(Written request): Retype the opening lines of the listing below, ending with the line that contains "-5.39, -6.13, -9.35];", and leave out any pictures.

(Material):
-- Start --

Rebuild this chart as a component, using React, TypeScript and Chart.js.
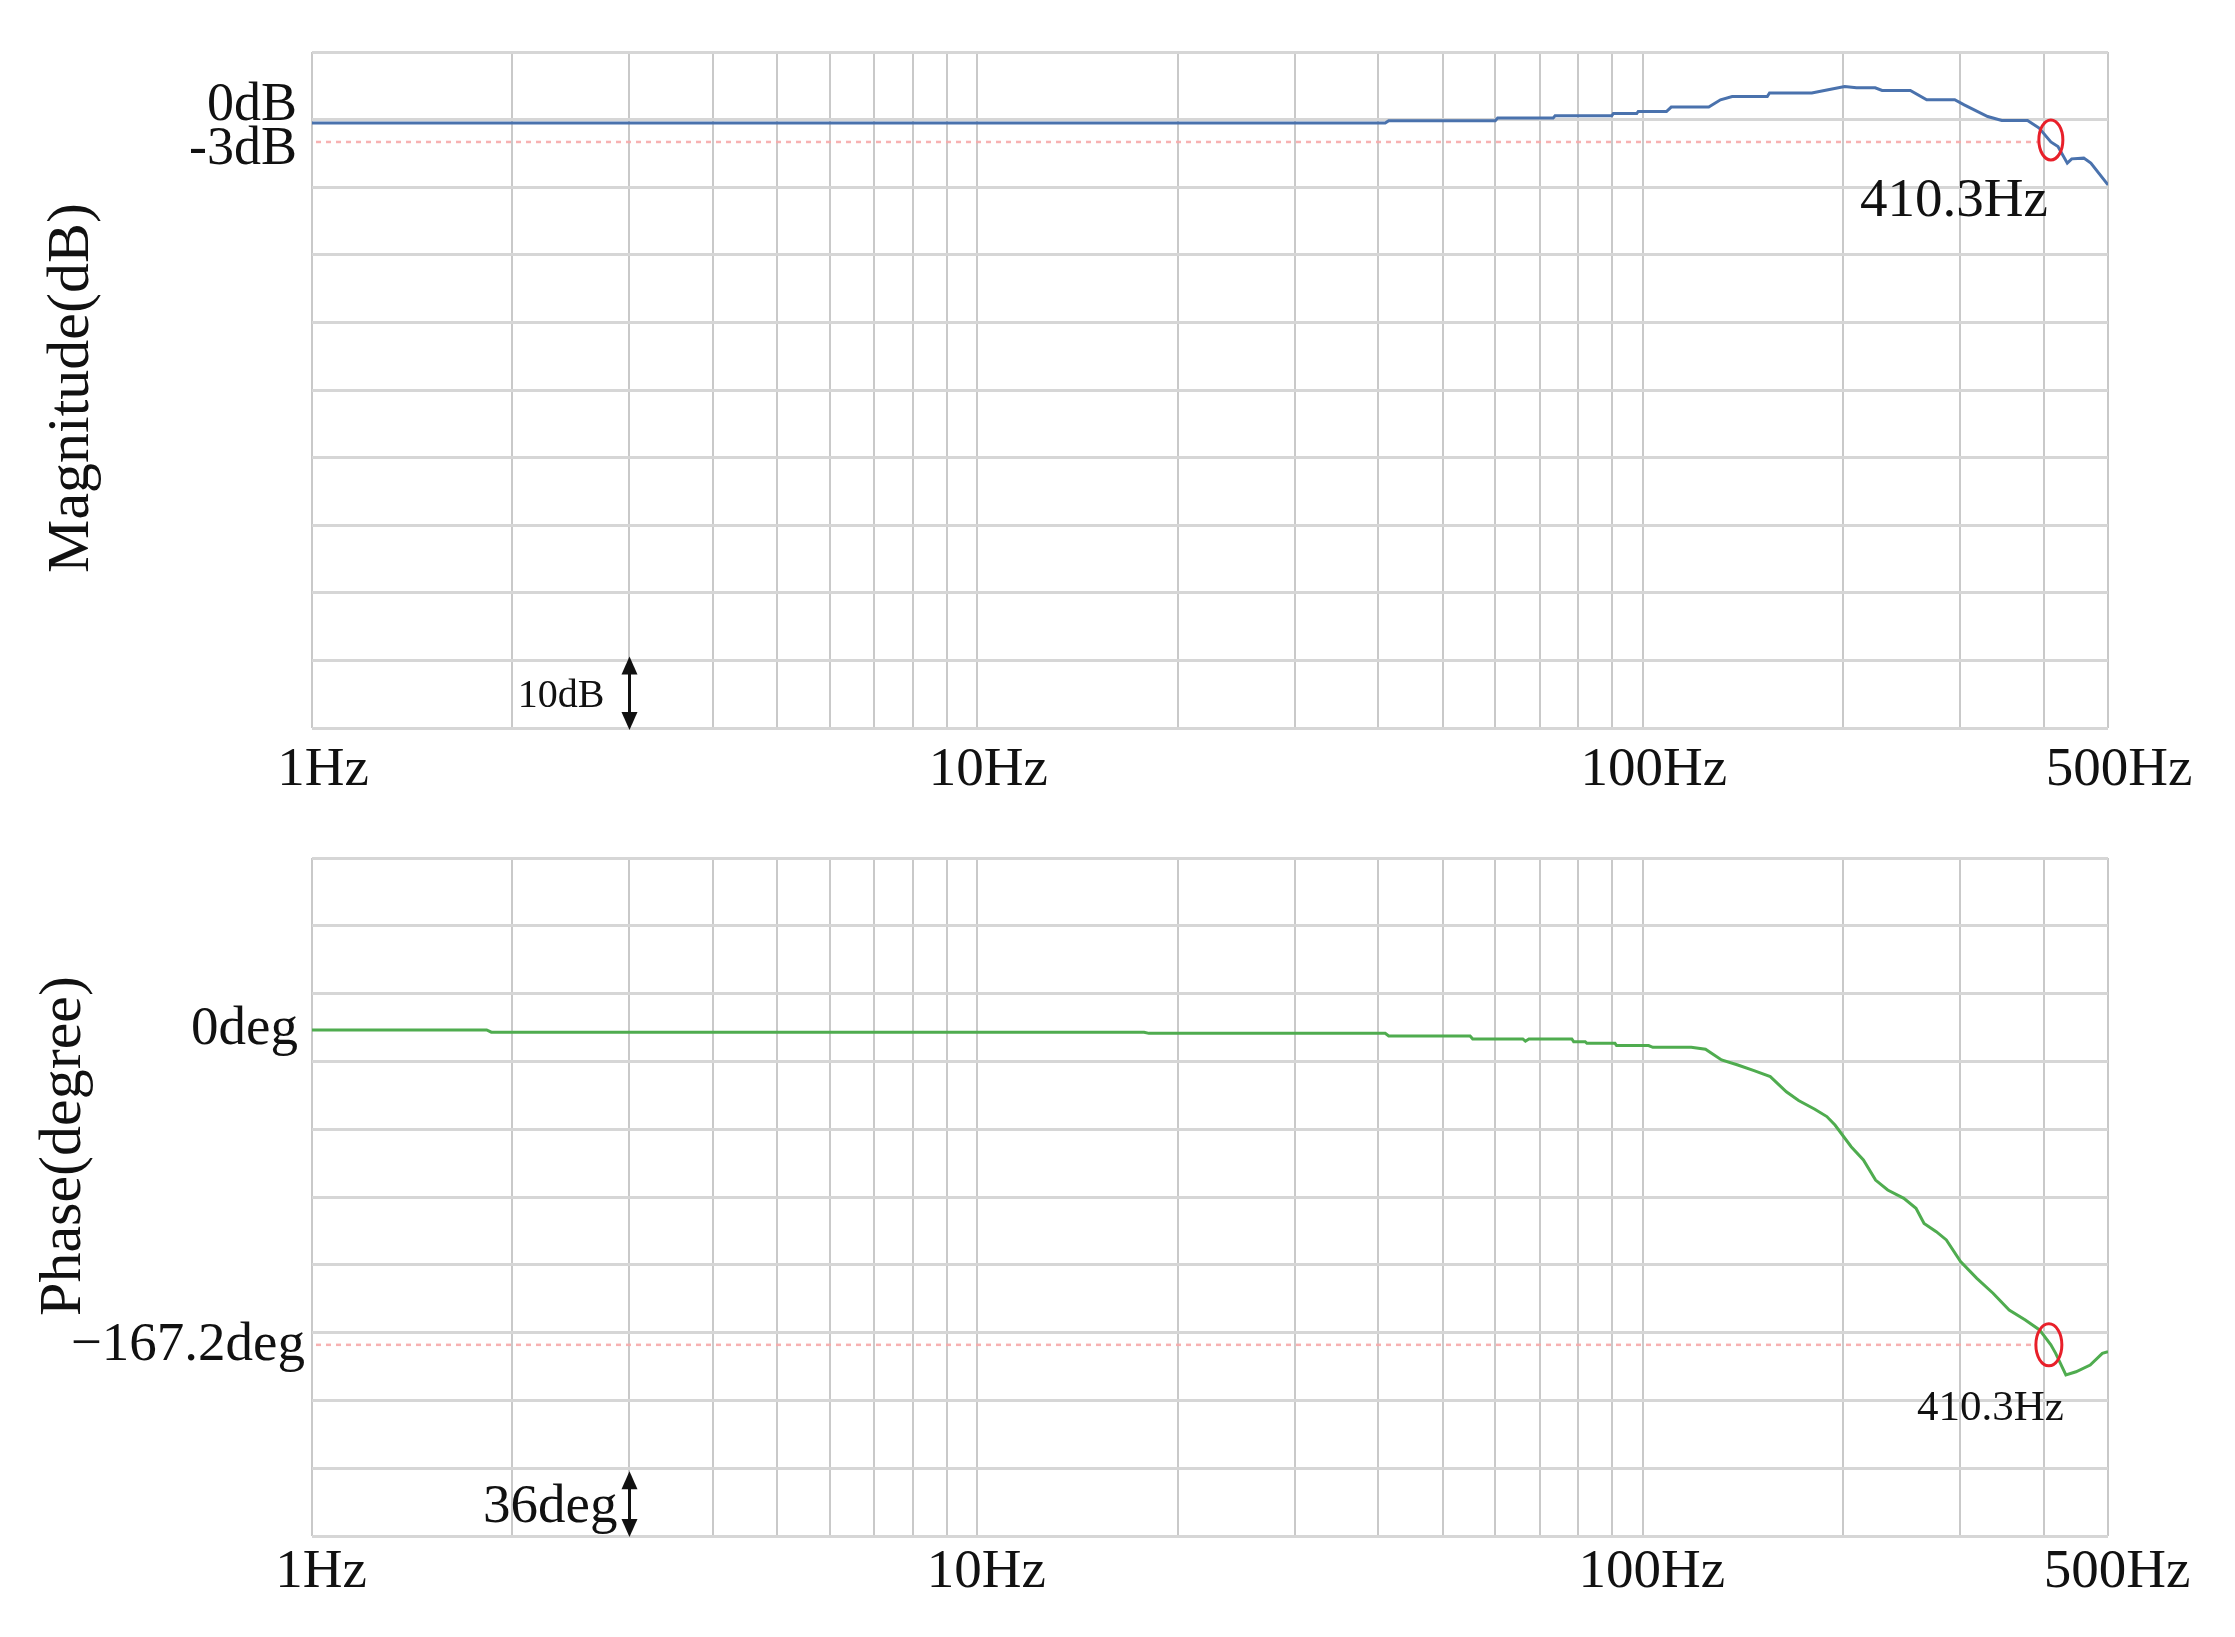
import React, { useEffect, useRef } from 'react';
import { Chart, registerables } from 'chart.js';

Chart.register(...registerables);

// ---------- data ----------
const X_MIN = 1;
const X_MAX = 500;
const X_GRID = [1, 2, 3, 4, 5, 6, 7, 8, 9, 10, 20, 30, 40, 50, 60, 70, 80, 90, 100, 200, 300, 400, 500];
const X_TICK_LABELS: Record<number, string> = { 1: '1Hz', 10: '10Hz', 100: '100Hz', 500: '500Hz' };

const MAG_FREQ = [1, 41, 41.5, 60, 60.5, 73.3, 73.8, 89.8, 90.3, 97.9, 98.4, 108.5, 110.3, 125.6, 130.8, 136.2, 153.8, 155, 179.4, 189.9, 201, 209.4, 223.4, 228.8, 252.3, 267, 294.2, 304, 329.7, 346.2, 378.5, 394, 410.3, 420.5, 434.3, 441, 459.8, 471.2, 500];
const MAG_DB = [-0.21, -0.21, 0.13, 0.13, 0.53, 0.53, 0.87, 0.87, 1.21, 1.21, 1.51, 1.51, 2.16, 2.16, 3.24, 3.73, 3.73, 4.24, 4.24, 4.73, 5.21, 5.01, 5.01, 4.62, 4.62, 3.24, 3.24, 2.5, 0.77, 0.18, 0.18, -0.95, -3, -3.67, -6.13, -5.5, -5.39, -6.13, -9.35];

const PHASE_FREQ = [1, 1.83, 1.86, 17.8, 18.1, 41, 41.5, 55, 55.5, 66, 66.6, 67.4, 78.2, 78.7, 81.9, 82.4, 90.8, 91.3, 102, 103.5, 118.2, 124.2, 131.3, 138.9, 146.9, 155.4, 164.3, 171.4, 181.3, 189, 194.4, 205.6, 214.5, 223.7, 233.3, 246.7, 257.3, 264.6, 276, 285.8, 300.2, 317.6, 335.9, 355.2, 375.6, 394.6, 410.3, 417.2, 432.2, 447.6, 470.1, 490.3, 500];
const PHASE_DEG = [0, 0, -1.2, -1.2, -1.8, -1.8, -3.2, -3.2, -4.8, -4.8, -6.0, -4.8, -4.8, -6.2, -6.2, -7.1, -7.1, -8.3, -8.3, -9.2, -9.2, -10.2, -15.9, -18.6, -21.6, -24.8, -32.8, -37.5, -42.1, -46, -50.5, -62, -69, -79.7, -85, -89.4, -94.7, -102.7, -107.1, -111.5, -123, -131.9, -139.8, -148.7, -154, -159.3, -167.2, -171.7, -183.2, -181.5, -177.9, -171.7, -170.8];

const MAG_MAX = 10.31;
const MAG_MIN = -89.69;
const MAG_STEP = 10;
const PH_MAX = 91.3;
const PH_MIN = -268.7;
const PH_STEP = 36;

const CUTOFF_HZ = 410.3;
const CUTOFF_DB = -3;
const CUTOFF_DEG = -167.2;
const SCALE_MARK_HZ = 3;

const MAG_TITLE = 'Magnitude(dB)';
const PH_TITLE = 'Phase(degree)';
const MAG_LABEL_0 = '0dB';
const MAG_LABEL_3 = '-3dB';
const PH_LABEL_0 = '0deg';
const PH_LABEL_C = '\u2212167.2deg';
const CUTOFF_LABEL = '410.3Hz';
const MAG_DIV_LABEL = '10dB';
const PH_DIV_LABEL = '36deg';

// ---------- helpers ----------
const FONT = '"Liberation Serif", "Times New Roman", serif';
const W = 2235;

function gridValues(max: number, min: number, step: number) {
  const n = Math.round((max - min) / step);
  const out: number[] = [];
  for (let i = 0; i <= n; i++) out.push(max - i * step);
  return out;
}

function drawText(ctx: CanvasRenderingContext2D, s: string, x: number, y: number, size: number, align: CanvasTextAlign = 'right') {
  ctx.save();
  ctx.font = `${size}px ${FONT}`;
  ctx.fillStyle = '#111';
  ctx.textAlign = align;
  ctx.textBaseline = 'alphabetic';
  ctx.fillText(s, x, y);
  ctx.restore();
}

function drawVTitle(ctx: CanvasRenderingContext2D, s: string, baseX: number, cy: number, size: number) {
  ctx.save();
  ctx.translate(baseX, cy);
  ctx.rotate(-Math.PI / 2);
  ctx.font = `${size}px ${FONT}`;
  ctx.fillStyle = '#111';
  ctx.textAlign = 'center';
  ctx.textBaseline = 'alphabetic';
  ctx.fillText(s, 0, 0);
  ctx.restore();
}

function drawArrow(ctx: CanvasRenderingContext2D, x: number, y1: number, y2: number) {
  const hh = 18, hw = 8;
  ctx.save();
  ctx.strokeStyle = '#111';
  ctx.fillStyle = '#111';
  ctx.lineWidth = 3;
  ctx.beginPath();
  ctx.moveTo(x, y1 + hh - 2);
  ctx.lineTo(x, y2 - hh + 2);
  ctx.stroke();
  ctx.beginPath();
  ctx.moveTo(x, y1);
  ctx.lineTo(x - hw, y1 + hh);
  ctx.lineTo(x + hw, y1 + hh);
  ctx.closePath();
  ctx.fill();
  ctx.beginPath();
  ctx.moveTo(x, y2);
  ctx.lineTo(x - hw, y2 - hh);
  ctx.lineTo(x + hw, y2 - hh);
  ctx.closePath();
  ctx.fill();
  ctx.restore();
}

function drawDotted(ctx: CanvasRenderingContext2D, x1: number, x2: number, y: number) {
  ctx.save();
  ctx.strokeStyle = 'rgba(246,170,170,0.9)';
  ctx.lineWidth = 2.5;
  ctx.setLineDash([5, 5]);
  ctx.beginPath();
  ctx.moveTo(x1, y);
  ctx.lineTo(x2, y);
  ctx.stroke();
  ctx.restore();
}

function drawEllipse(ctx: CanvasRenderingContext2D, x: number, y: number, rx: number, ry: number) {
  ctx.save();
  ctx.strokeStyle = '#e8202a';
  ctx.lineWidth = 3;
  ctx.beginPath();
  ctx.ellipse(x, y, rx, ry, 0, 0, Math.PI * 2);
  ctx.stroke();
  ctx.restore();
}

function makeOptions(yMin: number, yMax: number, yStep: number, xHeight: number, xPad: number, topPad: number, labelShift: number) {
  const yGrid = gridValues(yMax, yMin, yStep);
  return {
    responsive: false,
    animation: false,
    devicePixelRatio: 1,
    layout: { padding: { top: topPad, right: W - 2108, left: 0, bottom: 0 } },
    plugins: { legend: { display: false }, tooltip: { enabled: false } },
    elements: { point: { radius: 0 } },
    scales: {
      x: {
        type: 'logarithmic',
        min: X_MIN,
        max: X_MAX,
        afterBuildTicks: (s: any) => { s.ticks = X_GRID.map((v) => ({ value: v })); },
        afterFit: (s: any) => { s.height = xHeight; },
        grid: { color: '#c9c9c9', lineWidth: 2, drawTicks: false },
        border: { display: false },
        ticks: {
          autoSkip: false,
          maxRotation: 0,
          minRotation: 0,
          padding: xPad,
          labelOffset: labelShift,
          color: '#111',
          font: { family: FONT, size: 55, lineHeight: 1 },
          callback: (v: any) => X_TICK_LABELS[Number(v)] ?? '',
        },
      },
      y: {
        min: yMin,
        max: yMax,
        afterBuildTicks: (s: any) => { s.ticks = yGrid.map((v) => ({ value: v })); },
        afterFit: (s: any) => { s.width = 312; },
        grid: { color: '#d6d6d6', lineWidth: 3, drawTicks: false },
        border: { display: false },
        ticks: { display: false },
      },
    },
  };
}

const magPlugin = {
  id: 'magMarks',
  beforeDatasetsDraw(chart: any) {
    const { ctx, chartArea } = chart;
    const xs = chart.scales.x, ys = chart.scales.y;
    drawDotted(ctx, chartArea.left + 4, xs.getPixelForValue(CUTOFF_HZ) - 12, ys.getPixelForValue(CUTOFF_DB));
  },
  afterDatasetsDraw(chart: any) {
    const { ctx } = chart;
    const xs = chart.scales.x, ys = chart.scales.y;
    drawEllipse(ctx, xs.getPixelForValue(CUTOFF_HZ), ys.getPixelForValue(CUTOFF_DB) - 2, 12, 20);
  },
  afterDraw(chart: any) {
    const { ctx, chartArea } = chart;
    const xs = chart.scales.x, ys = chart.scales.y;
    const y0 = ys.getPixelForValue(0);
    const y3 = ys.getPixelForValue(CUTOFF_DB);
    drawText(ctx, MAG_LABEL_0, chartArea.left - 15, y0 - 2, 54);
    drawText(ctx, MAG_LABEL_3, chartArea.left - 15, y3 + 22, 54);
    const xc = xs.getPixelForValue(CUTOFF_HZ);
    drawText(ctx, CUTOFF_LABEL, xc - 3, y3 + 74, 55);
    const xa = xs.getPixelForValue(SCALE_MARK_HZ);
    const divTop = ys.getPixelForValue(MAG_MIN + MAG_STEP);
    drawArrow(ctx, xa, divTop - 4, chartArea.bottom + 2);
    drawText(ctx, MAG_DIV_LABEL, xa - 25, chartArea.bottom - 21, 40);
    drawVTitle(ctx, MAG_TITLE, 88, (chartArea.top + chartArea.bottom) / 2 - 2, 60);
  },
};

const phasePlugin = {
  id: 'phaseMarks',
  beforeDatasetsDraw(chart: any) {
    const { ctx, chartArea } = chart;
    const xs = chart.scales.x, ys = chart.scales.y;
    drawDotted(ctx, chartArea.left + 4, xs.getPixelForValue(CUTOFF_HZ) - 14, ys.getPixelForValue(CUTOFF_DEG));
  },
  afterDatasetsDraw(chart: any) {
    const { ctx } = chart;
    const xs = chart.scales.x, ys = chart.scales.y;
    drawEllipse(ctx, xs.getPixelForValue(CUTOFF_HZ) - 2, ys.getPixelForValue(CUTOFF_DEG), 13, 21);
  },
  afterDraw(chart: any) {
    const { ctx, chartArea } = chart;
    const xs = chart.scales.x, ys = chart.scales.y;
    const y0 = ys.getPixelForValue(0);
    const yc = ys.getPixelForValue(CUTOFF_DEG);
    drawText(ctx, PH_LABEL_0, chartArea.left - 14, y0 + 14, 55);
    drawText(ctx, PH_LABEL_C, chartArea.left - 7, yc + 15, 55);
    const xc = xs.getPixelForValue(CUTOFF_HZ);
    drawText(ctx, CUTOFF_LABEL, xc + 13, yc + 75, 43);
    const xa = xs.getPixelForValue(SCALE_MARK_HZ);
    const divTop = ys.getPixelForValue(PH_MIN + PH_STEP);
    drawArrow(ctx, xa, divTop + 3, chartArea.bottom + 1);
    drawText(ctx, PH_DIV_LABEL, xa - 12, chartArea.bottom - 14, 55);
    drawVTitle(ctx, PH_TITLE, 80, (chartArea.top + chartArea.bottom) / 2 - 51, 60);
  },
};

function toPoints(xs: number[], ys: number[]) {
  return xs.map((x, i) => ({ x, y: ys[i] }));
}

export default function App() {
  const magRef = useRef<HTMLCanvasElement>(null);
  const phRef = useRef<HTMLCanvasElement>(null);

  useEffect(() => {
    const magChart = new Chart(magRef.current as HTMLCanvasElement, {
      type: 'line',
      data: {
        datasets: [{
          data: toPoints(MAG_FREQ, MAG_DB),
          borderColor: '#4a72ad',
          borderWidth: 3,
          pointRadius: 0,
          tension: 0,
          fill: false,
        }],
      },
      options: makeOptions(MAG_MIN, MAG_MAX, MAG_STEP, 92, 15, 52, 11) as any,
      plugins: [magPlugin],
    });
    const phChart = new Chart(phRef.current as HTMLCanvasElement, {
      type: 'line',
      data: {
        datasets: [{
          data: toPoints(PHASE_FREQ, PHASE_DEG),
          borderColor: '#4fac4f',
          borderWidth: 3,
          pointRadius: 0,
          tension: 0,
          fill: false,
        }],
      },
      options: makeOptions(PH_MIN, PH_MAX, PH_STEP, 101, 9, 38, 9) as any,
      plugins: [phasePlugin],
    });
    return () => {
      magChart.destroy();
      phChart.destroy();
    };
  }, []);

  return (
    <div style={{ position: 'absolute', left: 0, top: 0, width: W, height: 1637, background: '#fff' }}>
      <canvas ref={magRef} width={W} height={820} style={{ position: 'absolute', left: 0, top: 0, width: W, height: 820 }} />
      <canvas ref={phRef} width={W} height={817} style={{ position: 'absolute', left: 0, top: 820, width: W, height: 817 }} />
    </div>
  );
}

-- End --

(Worked solution):
Rebuild this chart as a component, using React, TypeScript and Chart.js.
import React, { useEffect, useRef } from 'react';
import { Chart, registerables } from 'chart.js';

Chart.register(...registerables);

// ---------- data ----------
const X_MIN = 1;
const X_MAX = 500;
const X_GRID = [1, 2, 3, 4, 5, 6, 7, 8, 9, 10, 20, 30, 40, 50, 60, 70, 80, 90, 100, 200, 300, 400, 500];
const X_TICK_LABELS: Record<number, string> = { 1: '1Hz', 10: '10Hz', 100: '100Hz', 500: '500Hz' };

const MAG_FREQ = [1, 41, 41.5, 60, 60.5, 73.3, 73.8, 89.8, 90.3, 97.9, 98.4, 108.5, 110.3, 125.6, 130.8, 136.2, 153.8, 155, 179.4, 189.9, 201, 209.4, 223.4, 228.8, 252.3, 267, 294.2, 304, 329.7, 346.2, 378.5, 394, 410.3, 420.5, 434.3, 441, 459.8, 471.2, 500];
const MAG_DB = [-0.21, -0.21, 0.13, 0.13, 0.53, 0.53, 0.87, 0.87, 1.21, 1.21, 1.51, 1.51, 2.16, 2.16, 3.24, 3.73, 3.73, 4.24, 4.24, 4.73, 5.21, 5.01, 5.01, 4.62, 4.62, 3.24, 3.24, 2.5, 0.77, 0.18, 0.18, -0.95, -3, -3.67, -6.13, -5.5, -5.39, -6.13, -9.35];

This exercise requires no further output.